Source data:
----
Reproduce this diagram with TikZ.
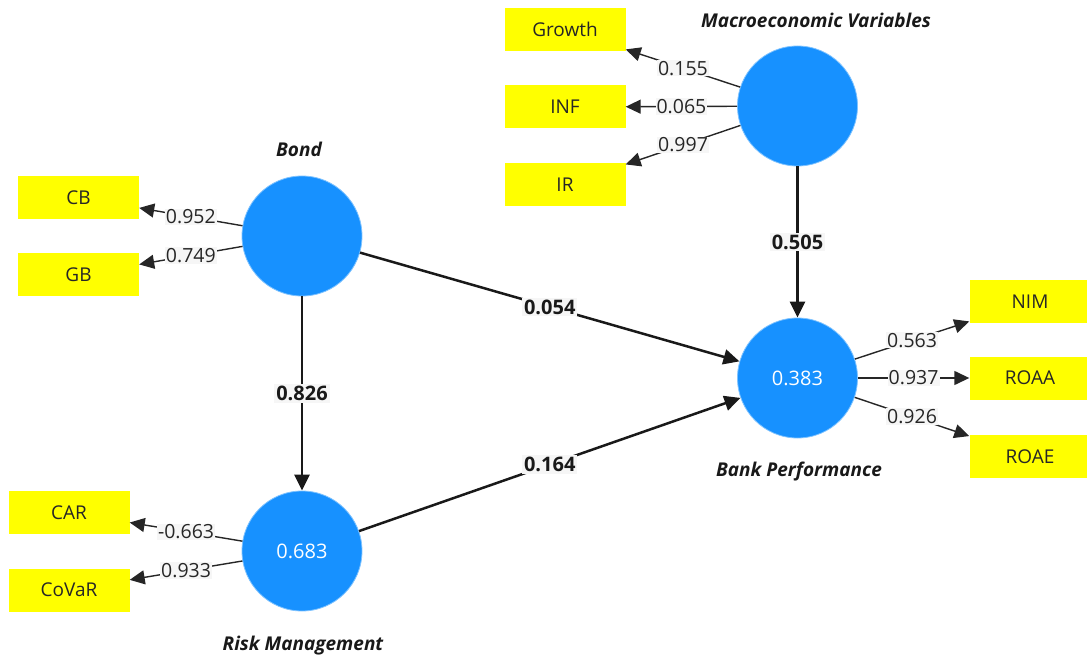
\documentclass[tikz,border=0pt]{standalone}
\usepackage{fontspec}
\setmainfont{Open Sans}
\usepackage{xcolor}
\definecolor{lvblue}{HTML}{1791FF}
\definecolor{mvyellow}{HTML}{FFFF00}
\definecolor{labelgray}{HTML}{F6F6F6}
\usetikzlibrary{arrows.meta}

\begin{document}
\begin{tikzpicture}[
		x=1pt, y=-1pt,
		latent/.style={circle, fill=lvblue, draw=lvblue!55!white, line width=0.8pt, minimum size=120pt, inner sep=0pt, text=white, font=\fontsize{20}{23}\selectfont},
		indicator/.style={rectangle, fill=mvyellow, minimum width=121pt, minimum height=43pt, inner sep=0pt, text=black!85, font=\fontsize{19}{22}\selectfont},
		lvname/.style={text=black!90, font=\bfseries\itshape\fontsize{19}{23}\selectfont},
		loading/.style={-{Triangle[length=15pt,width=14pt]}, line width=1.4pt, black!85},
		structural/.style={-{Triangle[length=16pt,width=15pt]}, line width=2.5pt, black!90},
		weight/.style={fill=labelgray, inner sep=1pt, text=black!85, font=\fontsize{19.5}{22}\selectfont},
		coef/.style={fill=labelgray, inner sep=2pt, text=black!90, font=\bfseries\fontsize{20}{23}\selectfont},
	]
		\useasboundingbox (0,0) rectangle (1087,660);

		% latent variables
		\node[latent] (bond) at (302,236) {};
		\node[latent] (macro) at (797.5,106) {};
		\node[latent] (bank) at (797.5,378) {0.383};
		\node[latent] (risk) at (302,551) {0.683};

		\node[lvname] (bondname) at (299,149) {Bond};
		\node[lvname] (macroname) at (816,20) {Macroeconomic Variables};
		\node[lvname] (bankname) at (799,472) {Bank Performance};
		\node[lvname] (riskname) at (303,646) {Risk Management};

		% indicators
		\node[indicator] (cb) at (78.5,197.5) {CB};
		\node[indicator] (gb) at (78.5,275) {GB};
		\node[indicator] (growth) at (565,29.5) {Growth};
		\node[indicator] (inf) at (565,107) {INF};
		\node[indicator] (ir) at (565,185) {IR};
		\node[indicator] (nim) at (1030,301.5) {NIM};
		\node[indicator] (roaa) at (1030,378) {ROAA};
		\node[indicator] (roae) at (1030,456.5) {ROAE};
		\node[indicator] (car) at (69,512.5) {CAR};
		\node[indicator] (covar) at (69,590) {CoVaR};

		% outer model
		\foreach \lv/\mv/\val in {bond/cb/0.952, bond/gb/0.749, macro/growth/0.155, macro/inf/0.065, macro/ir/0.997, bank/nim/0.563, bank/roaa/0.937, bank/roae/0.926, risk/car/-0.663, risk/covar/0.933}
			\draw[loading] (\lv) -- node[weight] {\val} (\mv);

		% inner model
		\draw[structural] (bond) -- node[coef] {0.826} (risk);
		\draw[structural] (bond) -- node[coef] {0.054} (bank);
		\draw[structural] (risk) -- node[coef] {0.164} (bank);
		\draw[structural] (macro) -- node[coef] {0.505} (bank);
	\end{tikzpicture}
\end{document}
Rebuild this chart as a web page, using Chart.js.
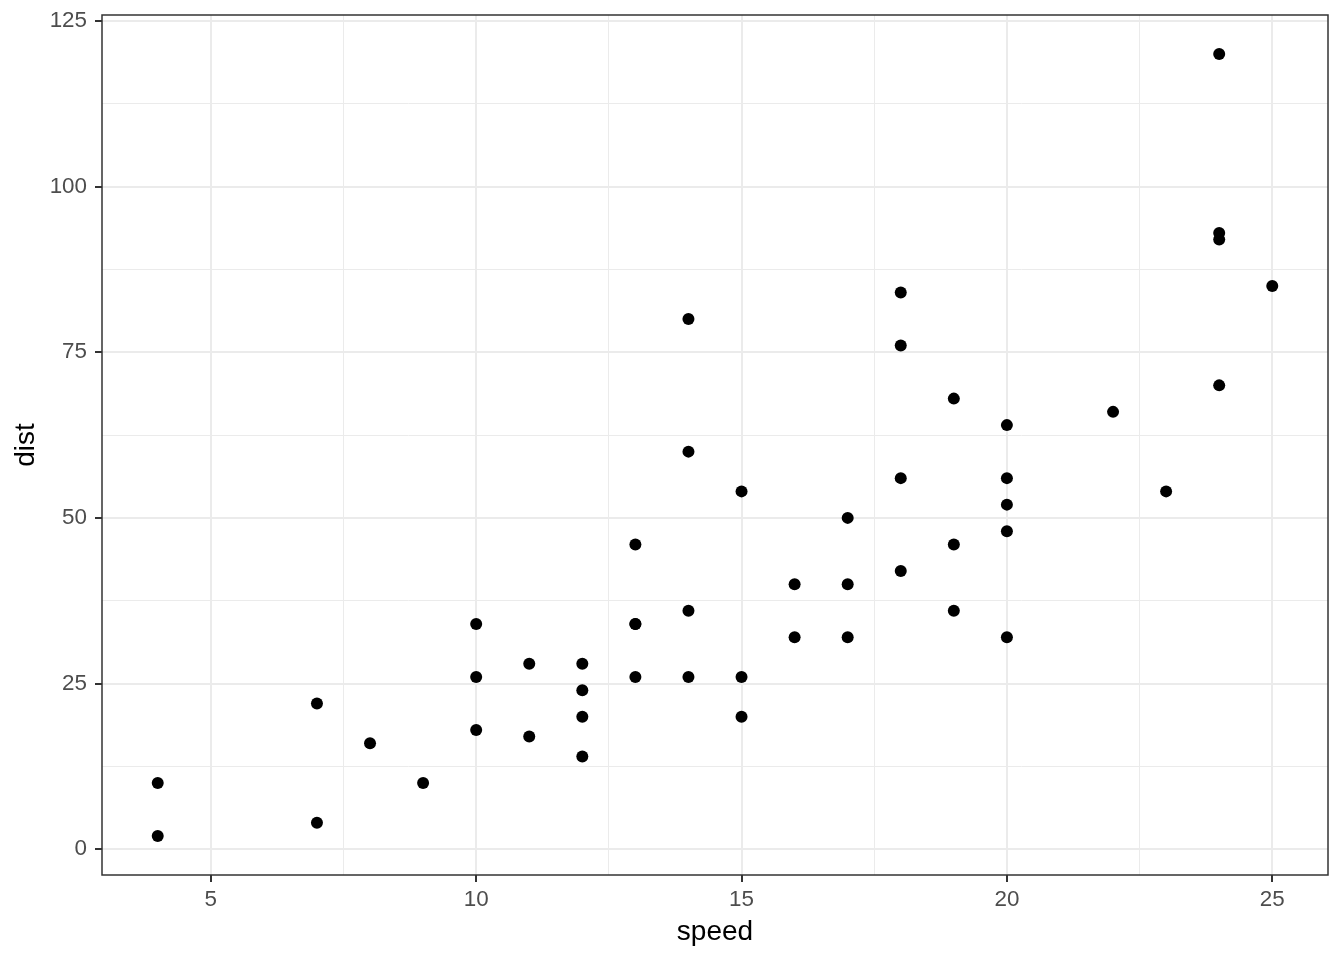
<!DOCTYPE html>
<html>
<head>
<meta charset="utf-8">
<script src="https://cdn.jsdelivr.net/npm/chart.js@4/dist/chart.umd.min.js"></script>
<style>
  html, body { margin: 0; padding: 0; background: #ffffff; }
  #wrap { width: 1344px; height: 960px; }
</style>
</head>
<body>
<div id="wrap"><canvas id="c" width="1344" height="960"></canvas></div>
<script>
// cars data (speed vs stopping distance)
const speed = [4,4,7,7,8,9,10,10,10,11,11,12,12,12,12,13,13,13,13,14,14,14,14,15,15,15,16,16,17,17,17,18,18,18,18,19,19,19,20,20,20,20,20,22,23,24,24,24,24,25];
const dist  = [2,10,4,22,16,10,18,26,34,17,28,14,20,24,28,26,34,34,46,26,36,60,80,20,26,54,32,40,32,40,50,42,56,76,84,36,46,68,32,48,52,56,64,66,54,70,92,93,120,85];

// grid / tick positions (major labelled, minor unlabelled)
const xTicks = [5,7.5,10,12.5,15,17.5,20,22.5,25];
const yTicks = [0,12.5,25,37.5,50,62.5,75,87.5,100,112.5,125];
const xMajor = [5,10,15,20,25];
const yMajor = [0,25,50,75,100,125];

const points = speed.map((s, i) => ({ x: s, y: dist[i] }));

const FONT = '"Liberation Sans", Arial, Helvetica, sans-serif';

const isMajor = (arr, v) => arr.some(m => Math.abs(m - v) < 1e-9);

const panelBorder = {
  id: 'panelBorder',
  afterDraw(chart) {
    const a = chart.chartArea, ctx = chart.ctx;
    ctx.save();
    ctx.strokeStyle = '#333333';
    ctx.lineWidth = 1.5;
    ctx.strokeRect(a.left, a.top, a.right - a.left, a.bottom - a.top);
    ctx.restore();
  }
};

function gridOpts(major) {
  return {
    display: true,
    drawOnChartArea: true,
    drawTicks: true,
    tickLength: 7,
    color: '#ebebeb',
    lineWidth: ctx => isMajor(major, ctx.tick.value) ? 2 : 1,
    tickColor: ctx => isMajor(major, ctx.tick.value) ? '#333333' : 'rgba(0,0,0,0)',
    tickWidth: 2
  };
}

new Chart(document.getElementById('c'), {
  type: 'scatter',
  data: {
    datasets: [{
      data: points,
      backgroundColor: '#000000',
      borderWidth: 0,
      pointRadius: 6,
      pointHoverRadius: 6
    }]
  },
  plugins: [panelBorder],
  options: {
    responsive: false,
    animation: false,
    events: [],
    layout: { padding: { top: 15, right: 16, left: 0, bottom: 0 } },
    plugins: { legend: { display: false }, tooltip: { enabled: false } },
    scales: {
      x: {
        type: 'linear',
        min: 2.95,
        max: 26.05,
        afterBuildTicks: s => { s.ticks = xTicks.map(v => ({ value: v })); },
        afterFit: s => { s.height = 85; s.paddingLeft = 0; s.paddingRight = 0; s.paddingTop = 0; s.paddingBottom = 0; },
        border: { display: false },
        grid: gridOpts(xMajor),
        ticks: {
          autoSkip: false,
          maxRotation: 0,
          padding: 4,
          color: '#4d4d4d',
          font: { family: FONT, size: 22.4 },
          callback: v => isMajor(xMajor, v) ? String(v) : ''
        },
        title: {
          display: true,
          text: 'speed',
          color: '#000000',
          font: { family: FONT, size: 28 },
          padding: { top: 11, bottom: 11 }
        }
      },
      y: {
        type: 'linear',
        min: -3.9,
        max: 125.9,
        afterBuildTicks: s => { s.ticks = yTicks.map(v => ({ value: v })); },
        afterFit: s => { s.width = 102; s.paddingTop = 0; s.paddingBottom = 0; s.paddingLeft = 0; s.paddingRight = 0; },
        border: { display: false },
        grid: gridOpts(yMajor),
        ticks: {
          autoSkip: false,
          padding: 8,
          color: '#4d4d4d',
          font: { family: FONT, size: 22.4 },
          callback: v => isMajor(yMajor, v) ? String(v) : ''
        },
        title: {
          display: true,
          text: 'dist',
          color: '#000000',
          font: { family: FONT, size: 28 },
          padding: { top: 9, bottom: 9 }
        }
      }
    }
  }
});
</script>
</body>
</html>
----
AIM OF THE EXERCISE:
Every line of the listing that holds "this" should be found and copied.

WRITTEN RESPONSE:
Reproduce this diagram with TikZ.
Rebuild this chart as a web page, using Chart.js.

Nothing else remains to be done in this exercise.